OBJECTIVE.
Below you will find a set of lines. Repeat them all exactly.

DATASET EXCERPT.
------------------------------

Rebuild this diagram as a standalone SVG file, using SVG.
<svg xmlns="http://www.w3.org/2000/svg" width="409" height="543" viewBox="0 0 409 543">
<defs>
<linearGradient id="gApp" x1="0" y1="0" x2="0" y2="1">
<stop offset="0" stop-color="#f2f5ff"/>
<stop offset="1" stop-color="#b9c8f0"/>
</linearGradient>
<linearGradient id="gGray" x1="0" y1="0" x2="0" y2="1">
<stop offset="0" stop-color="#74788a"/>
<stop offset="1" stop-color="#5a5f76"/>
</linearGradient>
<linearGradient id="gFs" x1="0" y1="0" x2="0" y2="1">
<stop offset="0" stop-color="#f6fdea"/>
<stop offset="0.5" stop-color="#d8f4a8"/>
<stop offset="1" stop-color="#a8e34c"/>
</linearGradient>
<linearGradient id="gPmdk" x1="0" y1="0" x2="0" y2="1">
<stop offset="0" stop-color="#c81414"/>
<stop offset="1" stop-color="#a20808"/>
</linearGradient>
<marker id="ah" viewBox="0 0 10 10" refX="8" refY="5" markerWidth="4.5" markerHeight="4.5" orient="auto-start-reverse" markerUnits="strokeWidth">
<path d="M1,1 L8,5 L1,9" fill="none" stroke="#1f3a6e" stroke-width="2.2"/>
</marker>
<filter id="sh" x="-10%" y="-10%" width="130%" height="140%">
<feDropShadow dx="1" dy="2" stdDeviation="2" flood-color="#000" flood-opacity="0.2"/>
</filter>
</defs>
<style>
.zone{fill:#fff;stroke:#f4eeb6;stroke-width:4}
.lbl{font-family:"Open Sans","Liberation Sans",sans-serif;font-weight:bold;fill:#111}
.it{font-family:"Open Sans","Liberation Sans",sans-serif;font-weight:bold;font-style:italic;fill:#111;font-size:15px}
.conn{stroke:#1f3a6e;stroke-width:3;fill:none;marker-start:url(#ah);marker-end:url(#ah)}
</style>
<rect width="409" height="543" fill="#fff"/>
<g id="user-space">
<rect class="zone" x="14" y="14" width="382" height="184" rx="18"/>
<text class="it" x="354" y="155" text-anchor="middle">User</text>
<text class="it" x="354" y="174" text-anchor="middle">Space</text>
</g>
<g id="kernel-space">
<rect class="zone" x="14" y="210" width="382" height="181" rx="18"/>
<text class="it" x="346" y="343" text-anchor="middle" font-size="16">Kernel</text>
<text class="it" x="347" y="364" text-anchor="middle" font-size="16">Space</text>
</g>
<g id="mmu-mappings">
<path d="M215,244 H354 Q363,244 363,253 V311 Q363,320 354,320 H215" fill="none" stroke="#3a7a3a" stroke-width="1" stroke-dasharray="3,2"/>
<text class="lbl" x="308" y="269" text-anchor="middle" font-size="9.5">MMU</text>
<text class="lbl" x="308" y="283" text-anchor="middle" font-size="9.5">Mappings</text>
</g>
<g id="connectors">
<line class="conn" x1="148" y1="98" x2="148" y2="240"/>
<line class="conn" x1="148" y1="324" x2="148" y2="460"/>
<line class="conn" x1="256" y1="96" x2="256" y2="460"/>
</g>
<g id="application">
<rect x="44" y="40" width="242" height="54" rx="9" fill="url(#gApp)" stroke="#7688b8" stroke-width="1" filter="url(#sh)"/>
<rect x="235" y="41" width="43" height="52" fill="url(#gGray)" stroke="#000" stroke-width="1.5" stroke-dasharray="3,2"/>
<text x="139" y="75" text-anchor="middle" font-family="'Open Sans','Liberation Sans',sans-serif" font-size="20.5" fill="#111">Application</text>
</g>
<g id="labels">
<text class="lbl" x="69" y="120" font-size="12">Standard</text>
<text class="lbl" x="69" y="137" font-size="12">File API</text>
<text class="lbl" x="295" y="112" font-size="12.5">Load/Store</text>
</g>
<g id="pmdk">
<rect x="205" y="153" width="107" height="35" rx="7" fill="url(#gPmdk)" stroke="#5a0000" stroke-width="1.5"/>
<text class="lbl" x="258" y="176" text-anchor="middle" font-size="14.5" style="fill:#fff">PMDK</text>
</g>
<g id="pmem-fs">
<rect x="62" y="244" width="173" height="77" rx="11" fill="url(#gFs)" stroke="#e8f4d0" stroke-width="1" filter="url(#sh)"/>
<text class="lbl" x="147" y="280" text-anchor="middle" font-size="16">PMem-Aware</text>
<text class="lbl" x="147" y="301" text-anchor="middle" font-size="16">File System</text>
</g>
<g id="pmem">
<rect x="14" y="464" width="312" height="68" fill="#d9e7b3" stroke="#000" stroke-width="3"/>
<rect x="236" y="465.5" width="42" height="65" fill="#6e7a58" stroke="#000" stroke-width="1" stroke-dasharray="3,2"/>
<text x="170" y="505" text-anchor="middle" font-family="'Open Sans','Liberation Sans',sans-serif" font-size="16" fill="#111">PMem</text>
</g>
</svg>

------------------------------

TASK RESPONSE.
Rebuild this diagram as a standalone SVG file, using SVG.
<svg xmlns="http://www.w3.org/2000/svg" width="409" height="543" viewBox="0 0 409 543">
<defs>
<linearGradient id="gApp" x1="0" y1="0" x2="0" y2="1">
<stop offset="0" stop-color="#f2f5ff"/>
<stop offset="1" stop-color="#b9c8f0"/>
</linearGradient>
<linearGradient id="gGray" x1="0" y1="0" x2="0" y2="1">
<stop offset="0" stop-color="#74788a"/>
<stop offset="1" stop-color="#5a5f76"/>
</linearGradient>
<linearGradient id="gFs" x1="0" y1="0" x2="0" y2="1">
<stop offset="0" stop-color="#f6fdea"/>
<stop offset="0.5" stop-color="#d8f4a8"/>
<stop offset="1" stop-color="#a8e34c"/>
</linearGradient>
<linearGradient id="gPmdk" x1="0" y1="0" x2="0" y2="1">
<stop offset="0" stop-color="#c81414"/>
<stop offset="1" stop-color="#a20808"/>
</linearGradient>
<marker id="ah" viewBox="0 0 10 10" refX="8" refY="5" markerWidth="4.5" markerHeight="4.5" orient="auto-start-reverse" markerUnits="strokeWidth">
<path d="M1,1 L8,5 L1,9" fill="none" stroke="#1f3a6e" stroke-width="2.2"/>
</marker>
<filter id="sh" x="-10%" y="-10%" width="130%" height="140%">
<feDropShadow dx="1" dy="2" stdDeviation="2" flood-color="#000" flood-opacity="0.2"/>
</filter>
</defs>
<style>
.zone{fill:#fff;stroke:#f4eeb6;stroke-width:4}
.lbl{font-family:"Open Sans","Liberation Sans",sans-serif;font-weight:bold;fill:#111}
.it{font-family:"Open Sans","Liberation Sans",sans-serif;font-weight:bold;font-style:italic;fill:#111;font-size:15px}
.conn{stroke:#1f3a6e;stroke-width:3;fill:none;marker-start:url(#ah);marker-end:url(#ah)}
</style>
<rect width="409" height="543" fill="#fff"/>
<g id="user-space">
<rect class="zone" x="14" y="14" width="382" height="184" rx="18"/>
<text class="it" x="354" y="155" text-anchor="middle">User</text>
<text class="it" x="354" y="174" text-anchor="middle">Space</text>
</g>
<g id="kernel-space">
<rect class="zone" x="14" y="210" width="382" height="181" rx="18"/>
<text class="it" x="346" y="343" text-anchor="middle" font-size="16">Kernel</text>
<text class="it" x="347" y="364" text-anchor="middle" font-size="16">Space</text>
</g>
<g id="mmu-mappings">
<path d="M215,244 H354 Q363,244 363,253 V311 Q363,320 354,320 H215" fill="none" stroke="#3a7a3a" stroke-width="1" stroke-dasharray="3,2"/>
<text class="lbl" x="308" y="269" text-anchor="middle" font-size="9.5">MMU</text>
<text class="lbl" x="308" y="283" text-anchor="middle" font-size="9.5">Mappings</text>
</g>
<g id="connectors">
<line class="conn" x1="148" y1="98" x2="148" y2="240"/>
<line class="conn" x1="148" y1="324" x2="148" y2="460"/>
<line class="conn" x1="256" y1="96" x2="256" y2="460"/>
</g>
<g id="application">
<rect x="44" y="40" width="242" height="54" rx="9" fill="url(#gApp)" stroke="#7688b8" stroke-width="1" filter="url(#sh)"/>
<rect x="235" y="41" width="43" height="52" fill="url(#gGray)" stroke="#000" stroke-width="1.5" stroke-dasharray="3,2"/>
<text x="139" y="75" text-anchor="middle" font-family="'Open Sans','Liberation Sans',sans-serif" font-size="20.5" fill="#111">Application</text>
</g>
<g id="labels">
<text class="lbl" x="69" y="120" font-size="12">Standard</text>
<text class="lbl" x="69" y="137" font-size="12">File API</text>
<text class="lbl" x="295" y="112" font-size="12.5">Load/Store</text>
</g>
<g id="pmdk">
<rect x="205" y="153" width="107" height="35" rx="7" fill="url(#gPmdk)" stroke="#5a0000" stroke-width="1.5"/>
<text class="lbl" x="258" y="176" text-anchor="middle" font-size="14.5" style="fill:#fff">PMDK</text>
</g>
<g id="pmem-fs">
<rect x="62" y="244" width="173" height="77" rx="11" fill="url(#gFs)" stroke="#e8f4d0" stroke-width="1" filter="url(#sh)"/>
<text class="lbl" x="147" y="280" text-anchor="middle" font-size="16">PMem-Aware</text>
<text class="lbl" x="147" y="301" text-anchor="middle" font-size="16">File System</text>
</g>
<g id="pmem">
<rect x="14" y="464" width="312" height="68" fill="#d9e7b3" stroke="#000" stroke-width="3"/>
<rect x="236" y="465.5" width="42" height="65" fill="#6e7a58" stroke="#000" stroke-width="1" stroke-dasharray="3,2"/>
<text x="170" y="505" text-anchor="middle" font-family="'Open Sans','Liberation Sans',sans-serif" font-size="16" fill="#111">PMem</text>
</g>
</svg>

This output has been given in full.